Retype, exactly as they stand, the lines from the start of the data to the line that contains "const stepDays = 14;", both ends included. Leave the pictures out.
===== Supplied data =====
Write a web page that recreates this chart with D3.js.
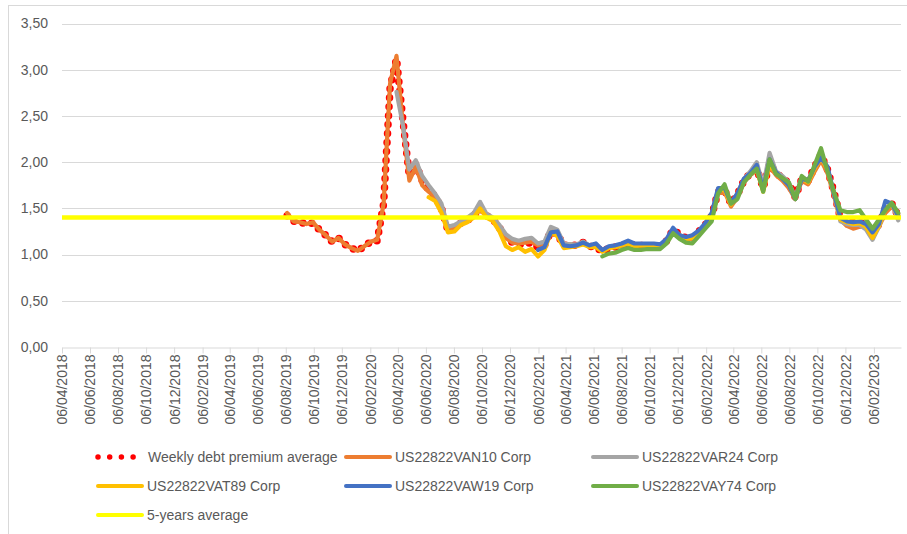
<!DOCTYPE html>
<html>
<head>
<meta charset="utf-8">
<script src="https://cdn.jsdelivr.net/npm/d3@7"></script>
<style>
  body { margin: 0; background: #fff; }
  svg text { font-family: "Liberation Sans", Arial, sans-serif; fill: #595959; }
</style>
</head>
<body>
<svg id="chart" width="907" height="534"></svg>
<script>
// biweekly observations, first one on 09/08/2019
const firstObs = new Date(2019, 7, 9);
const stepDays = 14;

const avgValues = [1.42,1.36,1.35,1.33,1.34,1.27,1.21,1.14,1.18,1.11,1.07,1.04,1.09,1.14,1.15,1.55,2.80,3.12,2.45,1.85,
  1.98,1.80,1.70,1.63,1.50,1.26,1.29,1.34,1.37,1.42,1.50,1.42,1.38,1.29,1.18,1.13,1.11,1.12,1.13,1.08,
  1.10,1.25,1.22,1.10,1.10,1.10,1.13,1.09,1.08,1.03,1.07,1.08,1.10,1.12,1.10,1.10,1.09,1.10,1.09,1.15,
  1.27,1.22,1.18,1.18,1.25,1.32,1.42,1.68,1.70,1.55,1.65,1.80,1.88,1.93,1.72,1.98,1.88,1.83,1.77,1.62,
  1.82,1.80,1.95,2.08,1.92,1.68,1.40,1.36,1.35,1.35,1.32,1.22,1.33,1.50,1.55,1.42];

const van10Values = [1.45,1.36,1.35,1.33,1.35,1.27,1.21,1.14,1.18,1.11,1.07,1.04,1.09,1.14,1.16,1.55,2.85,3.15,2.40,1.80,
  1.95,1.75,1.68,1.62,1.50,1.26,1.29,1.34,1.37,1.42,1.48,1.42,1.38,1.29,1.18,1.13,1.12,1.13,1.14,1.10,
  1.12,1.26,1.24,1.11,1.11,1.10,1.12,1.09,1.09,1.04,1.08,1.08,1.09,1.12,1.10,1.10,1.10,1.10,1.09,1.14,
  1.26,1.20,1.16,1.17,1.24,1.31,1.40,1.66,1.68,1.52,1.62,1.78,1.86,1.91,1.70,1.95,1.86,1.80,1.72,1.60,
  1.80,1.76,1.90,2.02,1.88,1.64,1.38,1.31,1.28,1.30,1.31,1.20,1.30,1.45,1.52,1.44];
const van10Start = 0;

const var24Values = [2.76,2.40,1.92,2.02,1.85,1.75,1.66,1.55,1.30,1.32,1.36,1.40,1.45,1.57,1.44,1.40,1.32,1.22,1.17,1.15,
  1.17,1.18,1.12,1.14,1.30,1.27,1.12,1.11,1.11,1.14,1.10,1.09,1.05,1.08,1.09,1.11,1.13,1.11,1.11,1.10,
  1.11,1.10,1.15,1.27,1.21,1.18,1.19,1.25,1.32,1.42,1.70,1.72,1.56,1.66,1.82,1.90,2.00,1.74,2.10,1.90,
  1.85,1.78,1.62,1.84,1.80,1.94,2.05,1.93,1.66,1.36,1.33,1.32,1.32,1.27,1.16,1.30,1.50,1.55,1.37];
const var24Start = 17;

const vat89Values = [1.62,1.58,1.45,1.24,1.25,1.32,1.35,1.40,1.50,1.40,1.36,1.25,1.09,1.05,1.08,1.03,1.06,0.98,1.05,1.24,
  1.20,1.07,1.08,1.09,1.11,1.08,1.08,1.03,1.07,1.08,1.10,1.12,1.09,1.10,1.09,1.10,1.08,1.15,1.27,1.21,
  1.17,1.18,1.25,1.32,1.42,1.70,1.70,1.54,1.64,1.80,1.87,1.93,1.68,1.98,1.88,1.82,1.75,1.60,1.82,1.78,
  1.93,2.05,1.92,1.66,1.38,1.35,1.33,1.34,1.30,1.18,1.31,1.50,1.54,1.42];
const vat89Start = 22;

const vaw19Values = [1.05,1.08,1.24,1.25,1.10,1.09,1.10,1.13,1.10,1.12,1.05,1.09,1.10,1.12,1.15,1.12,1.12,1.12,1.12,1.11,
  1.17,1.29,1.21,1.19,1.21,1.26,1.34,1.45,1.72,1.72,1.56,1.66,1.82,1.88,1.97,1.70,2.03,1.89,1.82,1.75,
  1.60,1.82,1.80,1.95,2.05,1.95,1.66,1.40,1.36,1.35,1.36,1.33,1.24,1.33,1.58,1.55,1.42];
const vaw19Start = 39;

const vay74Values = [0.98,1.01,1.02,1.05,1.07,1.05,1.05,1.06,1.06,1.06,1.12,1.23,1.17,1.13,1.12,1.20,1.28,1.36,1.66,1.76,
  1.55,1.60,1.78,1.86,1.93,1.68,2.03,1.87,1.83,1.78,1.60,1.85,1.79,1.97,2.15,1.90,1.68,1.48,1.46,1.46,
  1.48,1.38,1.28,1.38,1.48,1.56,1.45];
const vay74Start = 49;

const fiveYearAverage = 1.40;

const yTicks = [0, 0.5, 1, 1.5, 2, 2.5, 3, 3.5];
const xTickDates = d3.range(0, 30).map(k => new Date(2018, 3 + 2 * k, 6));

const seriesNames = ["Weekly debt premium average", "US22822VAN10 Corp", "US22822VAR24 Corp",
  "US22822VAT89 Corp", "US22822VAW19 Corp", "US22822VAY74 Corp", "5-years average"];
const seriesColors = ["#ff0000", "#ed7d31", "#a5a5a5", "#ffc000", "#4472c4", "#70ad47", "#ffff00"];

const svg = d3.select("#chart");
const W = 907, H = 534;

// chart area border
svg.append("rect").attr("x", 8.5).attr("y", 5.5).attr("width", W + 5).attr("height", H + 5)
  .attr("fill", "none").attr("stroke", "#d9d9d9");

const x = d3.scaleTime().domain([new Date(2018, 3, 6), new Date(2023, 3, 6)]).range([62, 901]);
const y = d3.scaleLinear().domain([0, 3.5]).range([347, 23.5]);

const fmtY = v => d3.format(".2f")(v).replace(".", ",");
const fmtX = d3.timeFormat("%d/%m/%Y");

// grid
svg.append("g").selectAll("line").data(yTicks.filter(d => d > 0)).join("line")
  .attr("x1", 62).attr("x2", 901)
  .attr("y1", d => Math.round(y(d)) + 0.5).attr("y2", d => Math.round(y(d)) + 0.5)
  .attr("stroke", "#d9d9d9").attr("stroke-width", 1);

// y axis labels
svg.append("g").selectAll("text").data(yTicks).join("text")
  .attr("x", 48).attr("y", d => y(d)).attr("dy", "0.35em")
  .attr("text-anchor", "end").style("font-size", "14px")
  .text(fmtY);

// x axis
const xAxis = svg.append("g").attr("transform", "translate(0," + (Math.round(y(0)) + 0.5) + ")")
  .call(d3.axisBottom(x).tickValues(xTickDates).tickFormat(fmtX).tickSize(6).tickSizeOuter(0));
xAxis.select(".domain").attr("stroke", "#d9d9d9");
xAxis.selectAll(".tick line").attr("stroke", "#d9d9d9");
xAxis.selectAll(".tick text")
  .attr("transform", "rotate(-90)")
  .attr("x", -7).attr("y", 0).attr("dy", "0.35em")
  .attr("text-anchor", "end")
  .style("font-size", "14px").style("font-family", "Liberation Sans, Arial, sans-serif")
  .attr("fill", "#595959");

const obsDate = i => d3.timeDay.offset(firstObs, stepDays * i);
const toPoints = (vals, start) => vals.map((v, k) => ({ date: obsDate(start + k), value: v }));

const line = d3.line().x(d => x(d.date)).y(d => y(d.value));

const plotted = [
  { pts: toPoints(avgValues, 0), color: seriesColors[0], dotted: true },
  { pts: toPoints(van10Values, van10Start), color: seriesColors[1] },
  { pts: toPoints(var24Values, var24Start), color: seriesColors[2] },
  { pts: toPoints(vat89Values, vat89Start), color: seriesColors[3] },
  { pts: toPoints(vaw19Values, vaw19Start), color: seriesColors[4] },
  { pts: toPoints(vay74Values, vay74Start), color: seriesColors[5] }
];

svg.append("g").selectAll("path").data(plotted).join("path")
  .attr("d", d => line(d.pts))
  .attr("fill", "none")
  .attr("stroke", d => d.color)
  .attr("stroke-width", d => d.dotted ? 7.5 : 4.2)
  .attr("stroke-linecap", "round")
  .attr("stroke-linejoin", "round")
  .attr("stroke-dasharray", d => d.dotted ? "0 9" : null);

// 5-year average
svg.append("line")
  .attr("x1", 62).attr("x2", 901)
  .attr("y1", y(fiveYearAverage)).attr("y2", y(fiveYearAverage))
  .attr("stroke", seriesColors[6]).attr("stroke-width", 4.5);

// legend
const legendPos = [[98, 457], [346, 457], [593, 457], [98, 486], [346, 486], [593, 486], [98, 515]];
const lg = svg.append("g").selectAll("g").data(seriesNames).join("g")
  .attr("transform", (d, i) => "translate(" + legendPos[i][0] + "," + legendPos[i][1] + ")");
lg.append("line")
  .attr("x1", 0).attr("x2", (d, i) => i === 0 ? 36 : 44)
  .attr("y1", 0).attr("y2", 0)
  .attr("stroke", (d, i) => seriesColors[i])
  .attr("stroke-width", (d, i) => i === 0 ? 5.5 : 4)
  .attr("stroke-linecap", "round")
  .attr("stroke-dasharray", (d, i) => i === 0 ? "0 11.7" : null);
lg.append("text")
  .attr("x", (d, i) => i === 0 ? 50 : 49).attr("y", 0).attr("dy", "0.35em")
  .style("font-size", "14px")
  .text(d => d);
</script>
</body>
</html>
=====
[Reply to the exercise]
Write a web page that recreates this chart with D3.js.
<!DOCTYPE html>
<html>
<head>
<meta charset="utf-8">
<script src="https://cdn.jsdelivr.net/npm/d3@7"></script>
<style>
  body { margin: 0; background: #fff; }
  svg text { font-family: "Liberation Sans", Arial, sans-serif; fill: #595959; }
</style>
</head>
<body>
<svg id="chart" width="907" height="534"></svg>
<script>
// biweekly observations, first one on 09/08/2019
const firstObs = new Date(2019, 7, 9);
const stepDays = 14;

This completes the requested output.